As the festive season reaches its peak today, Friday, December 19, 2025, a striking economic shift is unfolding at the eastern edge of the country. In the border town of Busia, the usual holiday hustle has taken a lopsided turn. While the streets should be teetering with shoppers, local Ugandan traders are watching helplessly as their customers cross the border into Kenya in search of more affordable Christmas goods.
The driving force behind this mass exodus? A combination of high domestic taxes and a competitive pricing gap that has made “shopping across the line” the preferred strategy for thousands of Ugandan families.
The Price of Celebration
For many residents in Busia and surrounding districts like Namayingo, Bugiri, and Tororo, the decision to shop in Kenya is a matter of simple mathematics. A direct comparison of prices reveals why the Ugandan side of the border is currently struggling:
Holiday Price Comparison (December 2025)
| Item | Uganda Price (UGX) | Kenya Price (UGX Equivalent) |
| Adult Shoes | 30,000 – 50,000 | 15,000 – 35,000 |
| Children’s Shoes | 15,000 – 32,000 | 7,000 – 25,000 |
| Family Outfit | ~120,000 | ~60,000 – 80,000 |
These disparities mean that a shopper like Stephen Ojuku, a resident who recently spent UGX 100,000 in Kenya, was able to clothe his entire family of five—a feat that would have been nearly impossible at local Ugandan rates.
Why Ugandan Goods Cost More
Local traders, represented by the Busia Custom Traders Association, point squarely at the tax regime as the culprit. Throughout 2025, Ugandan businesses have grappled with:
- EFRIS Penalties: The aggressive enforcement of the Electronic Fiscal Receipting and Invoicing Solution (EFRIS) has led to many small boutiques facing fines or high compliance costs, which are ultimately passed on to the consumer.
- Textile Taxes by Weight: A particularly controversial policy involves taxing imported textiles and garments by kilogram rather than value. Traders argue this makes heavy holiday items, like coats and denim, prohibitively expensive to stock.
- Import Levies: Recent adjustments in the Excise Duty and VAT (Amendment) Acts of July 2025 have further squeezed the margins of retailers who rely on imported finished goods.
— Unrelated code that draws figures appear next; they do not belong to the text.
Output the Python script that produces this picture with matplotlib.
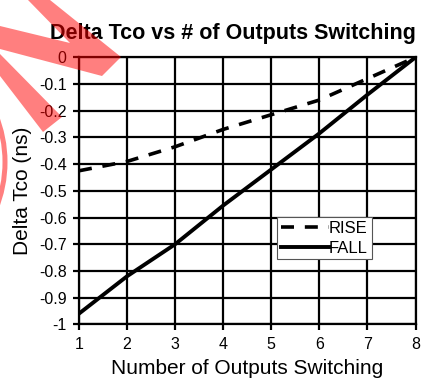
import matplotlib
matplotlib.use("Agg")
import matplotlib.pyplot as plt
from matplotlib.patches import Polygon, Circle
import numpy as np

plt.rcParams['font.family'] = ['Liberation Sans', 'DejaVu Sans']

# outputs switching vs delta Tco (ns)
outputs = [1, 2, 3, 4, 5, 6, 7, 8]
rise = [-0.425, -0.39, -0.335, -0.27, -0.215, -0.16, -0.08, 0.0]
fall = [-0.96, -0.82, -0.70, -0.555, -0.42, -0.285, -0.14, 0.0]

W, H = 426, 381
fig = plt.figure(figsize=(W / 100, H / 100), dpi=100)
ax = fig.add_axes([79 / W, 1 - 324.3 / H, 336.5 / W, 267 / H])

ax.plot(outputs, rise, color='black', lw=2.6, linestyle=(0, (3.6, 3.0)),
        label='RISE', zorder=3)
ax.plot(outputs, fall, color='black', lw=2.8, label='FALL', zorder=3)

ax.set_xlim(1, 8)
ax.set_ylim(-1, 0)
ax.set_xticks(outputs)
yt = np.round(np.arange(-1.0, 0.01, 0.1), 1)
ax.set_yticks(yt)
ax.set_yticklabels(['0' if v == 0 else '-1' if v == -1 else f'{v:.1f}' for v in yt])
ax.grid(True, color='black', lw=1.6)
for s in ax.spines.values():
    s.set_linewidth(1.6)
ax.tick_params(direction='out', length=4, width=1.6, labelsize=11.5, pad=5)

ax.set_xlabel('Number of Outputs Switching', fontsize=15)
ax.set_ylabel('Delta Tco (ns)', fontsize=15)
ax.xaxis.set_label_coords(0.5, -(368 - 324.3) / 267)
ax.xaxis.label.set_va('center')
ax.yaxis.set_label_coords((23 - 79) / 336.5, 0.5)
ax.yaxis.label.set_va('center')
fig.text(233 / W, 1 - 33 / H, 'Delta Tco vs # of Outputs Switching',
         fontsize=15.5, fontweight='bold', ha='center', va='center')

leg = ax.legend(loc='upper left', bbox_to_anchor=((277 - 79) / 336.5, (324.3 - 217) / 267),
                borderaxespad=0, fontsize=12, handlelength=2.9, handletextpad=0.0,
                labelspacing=0.3, borderpad=0.22, fancybox=False, framealpha=1,
                edgecolor='#555555')
leg.get_frame().set_linewidth(0.8)


# red stamp in the upper left corner
def px(x, y):
    return (x / 100, (H - y) / 100)


stamp = dict(facecolor='red', edgecolor='none', alpha=0.5, zorder=10,
             transform=fig.dpi_scale_trans)
fig.add_artist(Polygon([px(28, 0), px(50, 0), px(121, 57), px(102, 76),
                        px(0, 49), px(0, 26), px(70, 43)], **stamp))
fig.add_artist(Polygon([px(0, 54), px(62, 117), px(43, 132), px(0, 76)], **stamp))
fig.add_artist(Circle(px(-120, 162), 1.25, fill=False, edgecolor='red', alpha=0.5,
                      lw=3.6, zorder=10, transform=fig.dpi_scale_trans))

fig.savefig('out.png', dpi=100)
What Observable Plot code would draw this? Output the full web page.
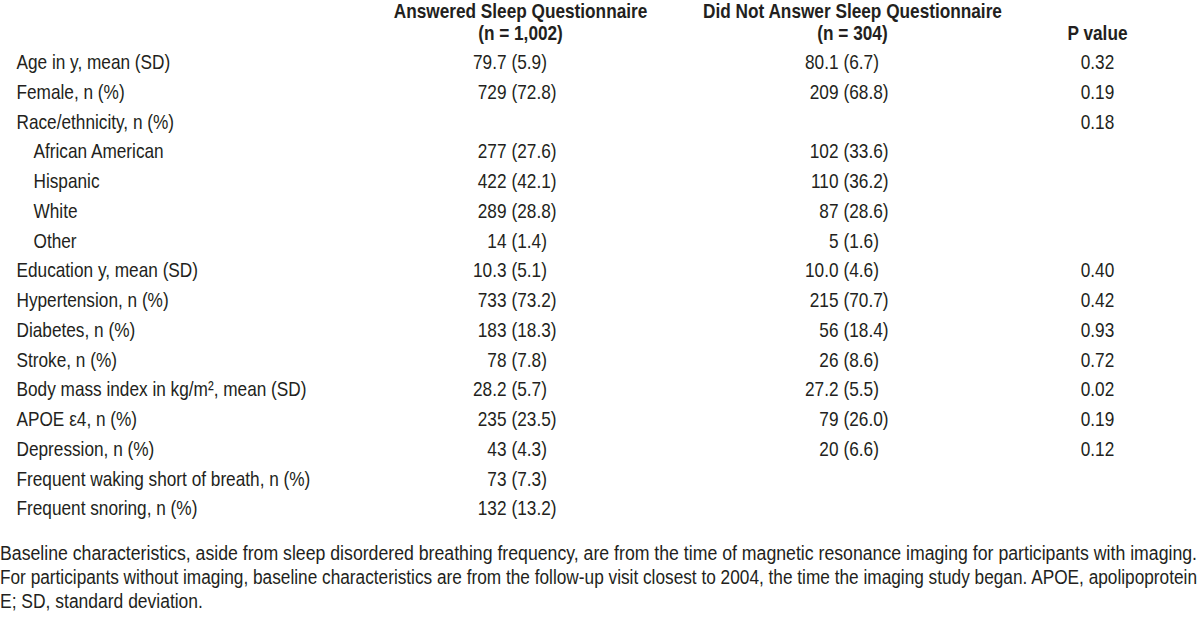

Suleiman Benzula, the chairperson of the local traders association, reports a devastating drop in revenue. “Previously, we could sell up to UGX 840,000 in a week. Now, we are lucky to make UGX 160, 000,” he noted, adding that some Ugandan traders are now considering relocating their operations to Kenya to survive.
The “Pooling” Strategy
The economic pressure has birthed a new form of community cooperation. Residents like Juliet Adikinyi explain that families are now “pooling” their savings. Instead of everyone paying for transport, one person is designated to cross the border with a bulk list and the combined cash of several households, further reducing the cost of acquisition.
Even those from as far as Iganga find the UGX 10,000 transport fare a worthy investment when compared to the hundreds of thousands of shillings saved on a full Christmas list.
A Regional Shift in Trade
Interestingly, the roles have swapped. In previous years, Kenyans often crossed into Uganda to buy food and textiles. However, in 2025, the weakening of the Kenya Shilling combined with Uganda’s high domestic trade barriers has flipped the script. While Uganda remains a powerhouse for organic food and fuel (which remains cheaper in Uganda), Kenya has become the “retail therapy” capital for the festive season.
As the Ministry of Trade and Uganda Revenue Authority (URA) look toward 2026, the “Busia exodus” serves as a loud call for tax reform. Without a review of the levies on consumer goods, the “Pearl of Africa” risks losing more of its holiday revenue to its neighbors.